● Recorded data
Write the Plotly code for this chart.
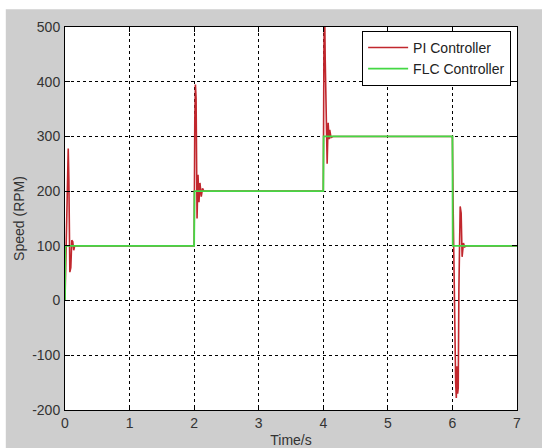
import plotly.graph_objects as go

# ---- data ----
pi_time = [0.0, 0.01, 0.025, 0.04, 0.05, 0.06, 0.075, 0.09, 0.105, 0.12, 0.135, 0.15, 0.2,
           2.0, 2.01, 2.02, 2.03, 2.045, 2.06, 2.075, 2.09, 2.11, 2.13, 2.15, 2.2,
           4.0, 4.01, 4.02, 4.03, 4.045, 4.06, 4.075, 4.09, 4.1, 4.12, 4.15, 4.2,
           6.0, 6.01, 6.03, 6.05, 6.06, 6.07, 6.08, 6.09, 6.1, 6.11, 6.12, 6.135, 6.15, 6.17, 6.19, 6.22, 7.0]
pi_speed = [0, 60, 160, 255, 278, 220, 52, 60, 110, 108, 92, 100, 100,
            100, 330, 395, 370, 150, 230, 180, 215, 190, 205, 200, 200,
            200, 460, 540, 440, 330, 250, 325, 295, 312, 298, 300, 300,
            300, 180, -20, -150, -178, -120, -170, -160, 20, 150, 172, 160, 80, 105, 98, 100, 100]

flc_time = [0.0, 0.005, 2.0, 2.005, 4.0, 4.005, 6.0, 6.005, 7.0]
flc_speed = [0, 100, 100, 200, 200, 300, 300, 100, 100]

x_ticks = [0, 1, 2, 3, 4, 5, 6, 7]
y_ticks = [-200, -100, 0, 100, 200, 300, 400, 500]

FONT = "Liberation Sans"

fig = go.Figure()
fig.add_trace(go.Scatter(x=pi_time, y=pi_speed, mode="lines", name="PI Controller",
                         line=dict(color="#c1272d", width=1.6)))
fig.add_trace(go.Scatter(x=flc_time, y=flc_speed, mode="lines", name="FLC Controller",
                         line=dict(color="#44d844", width=1.8)))

axis_common = dict(showline=True, linecolor="black", linewidth=1, mirror="allticks",
                   ticks="inside", ticklen=5, tickcolor="black", automargin=False,
                   showgrid=True, gridcolor="black", gridwidth=1, griddash="3px,3px",
                   zeroline=False, tickfont=dict(family=FONT, size=14, color="#333333"))

fig.update_xaxes(range=[0, 7], tickvals=x_ticks, ticktext=[str(v) for v in x_ticks],
                 title=dict(text="Time/s", font=dict(family=FONT, size=14, color="#333333"), standoff=7),
                 **axis_common)
fig.update_yaxes(range=[-200, 500], tickvals=y_ticks, ticktext=[str(v) for v in y_ticks],
                 ticklabelstandoff=1,
                 title=dict(text="Speed (RPM)", font=dict(family=FONT, size=14, color="#333333"), standoff=4),
                 **axis_common)

fig.update_layout(
    width=542, height=448,
    margin=dict(l=64.5, r=24.5, t=26.7, b=38, autoexpand=False),
    paper_bgcolor="#cecece", plot_bgcolor="white",
    font=dict(family=FONT, size=14, color="#333333"),
    showlegend=True,
    legend=dict(x=0.987, y=0.99, xanchor="right", yanchor="top",
                bgcolor="white", bordercolor="black", borderwidth=1,
                font=dict(family=FONT, size=14, color="#222222"),
                tracegroupgap=0, itemwidth=40),
    shapes=[
        dict(type="rect", xref="paper", yref="paper", x0=-0.3, x1=1.3, y0=1.0462, y1=1.3,
             fillcolor="white", line=dict(width=0), layer="above"),
        dict(type="rect", xref="paper", yref="paper", x0=-0.3, x1=-0.1310, y0=-0.3, y1=1.3,
             fillcolor="white", line=dict(width=0), layer="above"),
    ],
)

fig.write_html("out.html", config={"displayModeBar": False},
               post_script="document.body.style.margin='0';document.body.style.padding='0';")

● Work to complete
Return exactly what appears from the opening line of the material through the line with "import plotly.graph_objects as go", apart from the pictures.

● Output of the exercise
Write the Plotly code for this chart.
import plotly.graph_objects as go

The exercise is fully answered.